The exercise: Print the listing as it stands, omitting all images.

Provided material:
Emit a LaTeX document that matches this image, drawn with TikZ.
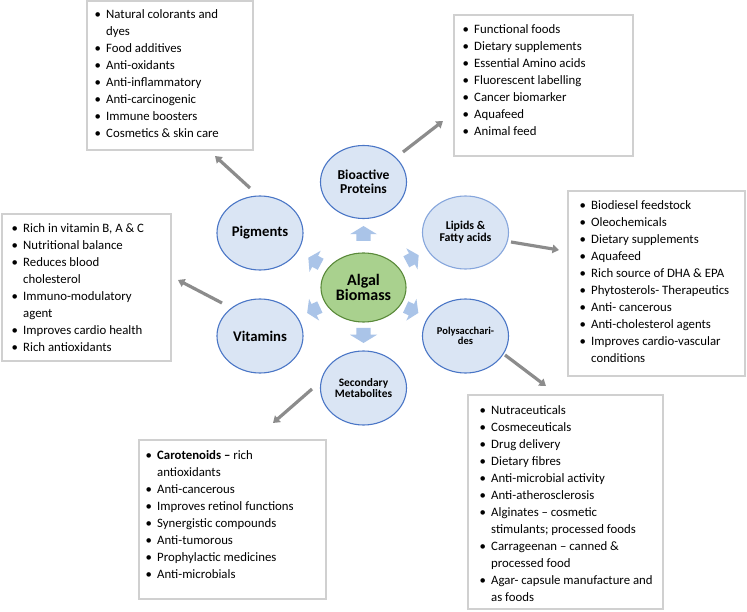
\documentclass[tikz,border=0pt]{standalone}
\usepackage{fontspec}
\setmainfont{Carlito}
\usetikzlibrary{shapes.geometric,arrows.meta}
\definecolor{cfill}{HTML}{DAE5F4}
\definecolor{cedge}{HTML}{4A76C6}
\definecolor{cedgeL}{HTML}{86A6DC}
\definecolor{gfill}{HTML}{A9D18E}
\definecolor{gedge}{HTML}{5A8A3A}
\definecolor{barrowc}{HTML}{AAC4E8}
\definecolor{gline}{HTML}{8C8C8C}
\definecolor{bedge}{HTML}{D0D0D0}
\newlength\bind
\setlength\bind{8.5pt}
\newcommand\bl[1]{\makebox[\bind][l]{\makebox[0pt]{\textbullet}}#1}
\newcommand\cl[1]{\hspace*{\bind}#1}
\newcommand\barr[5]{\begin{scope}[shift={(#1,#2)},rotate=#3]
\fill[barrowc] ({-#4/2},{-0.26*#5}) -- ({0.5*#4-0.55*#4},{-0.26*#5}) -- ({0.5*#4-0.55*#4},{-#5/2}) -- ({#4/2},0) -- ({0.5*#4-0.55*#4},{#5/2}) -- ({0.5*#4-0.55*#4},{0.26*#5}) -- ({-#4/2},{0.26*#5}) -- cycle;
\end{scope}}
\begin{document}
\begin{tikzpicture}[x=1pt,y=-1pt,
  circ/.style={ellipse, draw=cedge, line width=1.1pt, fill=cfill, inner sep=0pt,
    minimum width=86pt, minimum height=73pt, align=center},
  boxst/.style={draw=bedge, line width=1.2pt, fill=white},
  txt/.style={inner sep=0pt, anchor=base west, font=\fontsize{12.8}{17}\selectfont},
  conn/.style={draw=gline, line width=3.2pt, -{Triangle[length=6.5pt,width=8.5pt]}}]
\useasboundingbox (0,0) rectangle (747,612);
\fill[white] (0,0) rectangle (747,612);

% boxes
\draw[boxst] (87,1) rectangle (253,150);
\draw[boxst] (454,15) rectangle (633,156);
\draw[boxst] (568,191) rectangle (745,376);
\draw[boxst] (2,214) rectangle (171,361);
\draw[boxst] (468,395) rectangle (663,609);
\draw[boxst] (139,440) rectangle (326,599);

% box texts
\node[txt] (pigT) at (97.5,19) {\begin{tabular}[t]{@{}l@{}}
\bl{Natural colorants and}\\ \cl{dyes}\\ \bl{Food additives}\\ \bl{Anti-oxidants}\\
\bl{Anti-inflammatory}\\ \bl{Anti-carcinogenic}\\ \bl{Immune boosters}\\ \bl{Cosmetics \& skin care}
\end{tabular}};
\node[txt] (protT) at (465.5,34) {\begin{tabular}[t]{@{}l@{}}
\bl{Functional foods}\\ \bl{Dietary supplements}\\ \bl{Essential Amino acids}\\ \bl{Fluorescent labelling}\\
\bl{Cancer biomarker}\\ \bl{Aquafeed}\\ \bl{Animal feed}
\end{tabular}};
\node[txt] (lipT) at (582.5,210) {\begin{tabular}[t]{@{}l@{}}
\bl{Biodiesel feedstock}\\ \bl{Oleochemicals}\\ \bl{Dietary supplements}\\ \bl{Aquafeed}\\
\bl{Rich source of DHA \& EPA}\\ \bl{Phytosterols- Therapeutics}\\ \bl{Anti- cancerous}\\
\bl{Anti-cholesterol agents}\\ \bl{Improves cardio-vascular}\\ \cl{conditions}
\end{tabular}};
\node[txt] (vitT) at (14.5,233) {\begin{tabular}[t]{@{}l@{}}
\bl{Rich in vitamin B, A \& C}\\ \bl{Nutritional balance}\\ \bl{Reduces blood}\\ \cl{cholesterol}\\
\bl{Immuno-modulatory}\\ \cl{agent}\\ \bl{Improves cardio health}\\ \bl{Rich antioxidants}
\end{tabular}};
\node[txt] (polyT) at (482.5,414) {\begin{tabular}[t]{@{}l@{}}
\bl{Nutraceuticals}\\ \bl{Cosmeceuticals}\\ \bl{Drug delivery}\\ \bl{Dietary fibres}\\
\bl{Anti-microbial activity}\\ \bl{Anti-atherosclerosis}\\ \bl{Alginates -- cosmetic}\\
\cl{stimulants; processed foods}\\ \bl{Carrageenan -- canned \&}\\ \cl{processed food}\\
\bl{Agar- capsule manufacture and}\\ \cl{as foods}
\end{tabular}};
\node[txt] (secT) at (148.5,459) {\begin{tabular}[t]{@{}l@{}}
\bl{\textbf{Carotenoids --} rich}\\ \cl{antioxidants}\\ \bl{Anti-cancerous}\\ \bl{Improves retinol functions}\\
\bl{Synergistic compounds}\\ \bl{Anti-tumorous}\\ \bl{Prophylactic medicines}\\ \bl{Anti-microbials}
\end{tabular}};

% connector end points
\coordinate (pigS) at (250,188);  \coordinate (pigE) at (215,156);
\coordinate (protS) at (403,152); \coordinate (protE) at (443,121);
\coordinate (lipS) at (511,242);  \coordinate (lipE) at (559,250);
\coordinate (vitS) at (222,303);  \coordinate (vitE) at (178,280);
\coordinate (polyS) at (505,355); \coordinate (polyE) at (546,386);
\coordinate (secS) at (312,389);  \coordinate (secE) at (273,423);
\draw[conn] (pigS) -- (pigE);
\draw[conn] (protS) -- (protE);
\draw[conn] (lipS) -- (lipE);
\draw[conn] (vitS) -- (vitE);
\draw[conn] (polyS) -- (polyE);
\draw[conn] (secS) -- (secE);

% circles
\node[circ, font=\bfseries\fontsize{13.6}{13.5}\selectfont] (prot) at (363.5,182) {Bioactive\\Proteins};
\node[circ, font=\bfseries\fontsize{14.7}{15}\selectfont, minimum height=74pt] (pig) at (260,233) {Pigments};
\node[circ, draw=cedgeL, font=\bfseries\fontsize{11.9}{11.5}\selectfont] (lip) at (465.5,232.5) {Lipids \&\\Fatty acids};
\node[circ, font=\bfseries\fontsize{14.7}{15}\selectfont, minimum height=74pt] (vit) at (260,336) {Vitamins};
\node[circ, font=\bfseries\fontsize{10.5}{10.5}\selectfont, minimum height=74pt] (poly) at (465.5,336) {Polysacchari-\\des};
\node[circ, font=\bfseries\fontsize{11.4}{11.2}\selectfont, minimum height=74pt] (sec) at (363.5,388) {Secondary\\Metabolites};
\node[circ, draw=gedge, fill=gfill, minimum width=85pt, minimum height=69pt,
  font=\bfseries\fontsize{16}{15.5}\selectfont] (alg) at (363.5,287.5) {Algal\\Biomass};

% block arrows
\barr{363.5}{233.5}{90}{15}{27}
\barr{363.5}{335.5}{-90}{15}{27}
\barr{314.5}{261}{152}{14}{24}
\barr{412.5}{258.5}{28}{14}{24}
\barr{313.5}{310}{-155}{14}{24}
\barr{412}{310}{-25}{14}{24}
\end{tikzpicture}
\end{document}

Solution:
Emit a LaTeX document that matches this image, drawn with TikZ.
\documentclass[tikz,border=0pt]{standalone}
\usepackage{fontspec}
\setmainfont{Carlito}
\usetikzlibrary{shapes.geometric,arrows.meta}
\definecolor{cfill}{HTML}{DAE5F4}
\definecolor{cedge}{HTML}{4A76C6}
\definecolor{cedgeL}{HTML}{86A6DC}
\definecolor{gfill}{HTML}{A9D18E}
\definecolor{gedge}{HTML}{5A8A3A}
\definecolor{barrowc}{HTML}{AAC4E8}
\definecolor{gline}{HTML}{8C8C8C}
\definecolor{bedge}{HTML}{D0D0D0}
\newlength\bind
\setlength\bind{8.5pt}
\newcommand\bl[1]{\makebox[\bind][l]{\makebox[0pt]{\textbullet}}#1}
\newcommand\cl[1]{\hspace*{\bind}#1}
\newcommand\barr[5]{\begin{scope}[shift={(#1,#2)},rotate=#3]
\fill[barrowc] ({-#4/2},{-0.26*#5}) -- ({0.5*#4-0.55*#4},{-0.26*#5}) -- ({0.5*#4-0.55*#4},{-#5/2}) -- ({#4/2},0) -- ({0.5*#4-0.55*#4},{#5/2}) -- ({0.5*#4-0.55*#4},{0.26*#5}) -- ({-#4/2},{0.26*#5}) -- cycle;
\end{scope}}
\begin{document}
\begin{tikzpicture}[x=1pt,y=-1pt,
  circ/.style={ellipse, draw=cedge, line width=1.1pt, fill=cfill, inner sep=0pt,
    minimum width=86pt, minimum height=73pt, align=center},
  boxst/.style={draw=bedge, line width=1.2pt, fill=white},
  txt/.style={inner sep=0pt, anchor=base west, font=\fontsize{12.8}{17}\selectfont},
  conn/.style={draw=gline, line width=3.2pt, -{Triangle[length=6.5pt,width=8.5pt]}}]
\useasboundingbox (0,0) rectangle (747,612);
\fill[white] (0,0) rectangle (747,612);

% boxes
\draw[boxst] (87,1) rectangle (253,150);
\draw[boxst] (454,15) rectangle (633,156);
\draw[boxst] (568,191) rectangle (745,376);
\draw[boxst] (2,214) rectangle (171,361);
\draw[boxst] (468,395) rectangle (663,609);
\draw[boxst] (139,440) rectangle (326,599);

% box texts
\node[txt] (pigT) at (97.5,19) {\begin{tabular}[t]{@{}l@{}}
\bl{Natural colorants and}\\ \cl{dyes}\\ \bl{Food additives}\\ \bl{Anti-oxidants}\\
\bl{Anti-inflammatory}\\ \bl{Anti-carcinogenic}\\ \bl{Immune boosters}\\ \bl{Cosmetics \& skin care}
\end{tabular}};
\node[txt] (protT) at (465.5,34) {\begin{tabular}[t]{@{}l@{}}
\bl{Functional foods}\\ \bl{Dietary supplements}\\ \bl{Essential Amino acids}\\ \bl{Fluorescent labelling}\\
\bl{Cancer biomarker}\\ \bl{Aquafeed}\\ \bl{Animal feed}
\end{tabular}};
\node[txt] (lipT) at (582.5,210) {\begin{tabular}[t]{@{}l@{}}
\bl{Biodiesel feedstock}\\ \bl{Oleochemicals}\\ \bl{Dietary supplements}\\ \bl{Aquafeed}\\
\bl{Rich source of DHA \& EPA}\\ \bl{Phytosterols- Therapeutics}\\ \bl{Anti- cancerous}\\
\bl{Anti-cholesterol agents}\\ \bl{Improves cardio-vascular}\\ \cl{conditions}
\end{tabular}};
\node[txt] (vitT) at (14.5,233) {\begin{tabular}[t]{@{}l@{}}
\bl{Rich in vitamin B, A \& C}\\ \bl{Nutritional balance}\\ \bl{Reduces blood}\\ \cl{cholesterol}\\
\bl{Immuno-modulatory}\\ \cl{agent}\\ \bl{Improves cardio health}\\ \bl{Rich antioxidants}
\end{tabular}};
\node[txt] (polyT) at (482.5,414) {\begin{tabular}[t]{@{}l@{}}
\bl{Nutraceuticals}\\ \bl{Cosmeceuticals}\\ \bl{Drug delivery}\\ \bl{Dietary fibres}\\
\bl{Anti-microbial activity}\\ \bl{Anti-atherosclerosis}\\ \bl{Alginates -- cosmetic}\\
\cl{stimulants; processed foods}\\ \bl{Carrageenan -- canned \&}\\ \cl{processed food}\\
\bl{Agar- capsule manufacture and}\\ \cl{as foods}
\end{tabular}};
\node[txt] (secT) at (148.5,459) {\begin{tabular}[t]{@{}l@{}}
\bl{\textbf{Carotenoids --} rich}\\ \cl{antioxidants}\\ \bl{Anti-cancerous}\\ \bl{Improves retinol functions}\\
\bl{Synergistic compounds}\\ \bl{Anti-tumorous}\\ \bl{Prophylactic medicines}\\ \bl{Anti-microbials}
\end{tabular}};

% connector end points
\coordinate (pigS) at (250,188);  \coordinate (pigE) at (215,156);
\coordinate (protS) at (403,152); \coordinate (protE) at (443,121);
\coordinate (lipS) at (511,242);  \coordinate (lipE) at (559,250);
\coordinate (vitS) at (222,303);  \coordinate (vitE) at (178,280);
\coordinate (polyS) at (505,355); \coordinate (polyE) at (546,386);
\coordinate (secS) at (312,389);  \coordinate (secE) at (273,423);
\draw[conn] (pigS) -- (pigE);
\draw[conn] (protS) -- (protE);
\draw[conn] (lipS) -- (lipE);
\draw[conn] (vitS) -- (vitE);
\draw[conn] (polyS) -- (polyE);
\draw[conn] (secS) -- (secE);

% circles
\node[circ, font=\bfseries\fontsize{13.6}{13.5}\selectfont] (prot) at (363.5,182) {Bioactive\\Proteins};
\node[circ, font=\bfseries\fontsize{14.7}{15}\selectfont, minimum height=74pt] (pig) at (260,233) {Pigments};
\node[circ, draw=cedgeL, font=\bfseries\fontsize{11.9}{11.5}\selectfont] (lip) at (465.5,232.5) {Lipids \&\\Fatty acids};
\node[circ, font=\bfseries\fontsize{14.7}{15}\selectfont, minimum height=74pt] (vit) at (260,336) {Vitamins};
\node[circ, font=\bfseries\fontsize{10.5}{10.5}\selectfont, minimum height=74pt] (poly) at (465.5,336) {Polysacchari-\\des};
\node[circ, font=\bfseries\fontsize{11.4}{11.2}\selectfont, minimum height=74pt] (sec) at (363.5,388) {Secondary\\Metabolites};
\node[circ, draw=gedge, fill=gfill, minimum width=85pt, minimum height=69pt,
  font=\bfseries\fontsize{16}{15.5}\selectfont] (alg) at (363.5,287.5) {Algal\\Biomass};

% block arrows
\barr{363.5}{233.5}{90}{15}{27}
\barr{363.5}{335.5}{-90}{15}{27}
\barr{314.5}{261}{152}{14}{24}
\barr{412.5}{258.5}{28}{14}{24}
\barr{313.5}{310}{-155}{14}{24}
\barr{412}{310}{-25}{14}{24}
\end{tikzpicture}
\end{document}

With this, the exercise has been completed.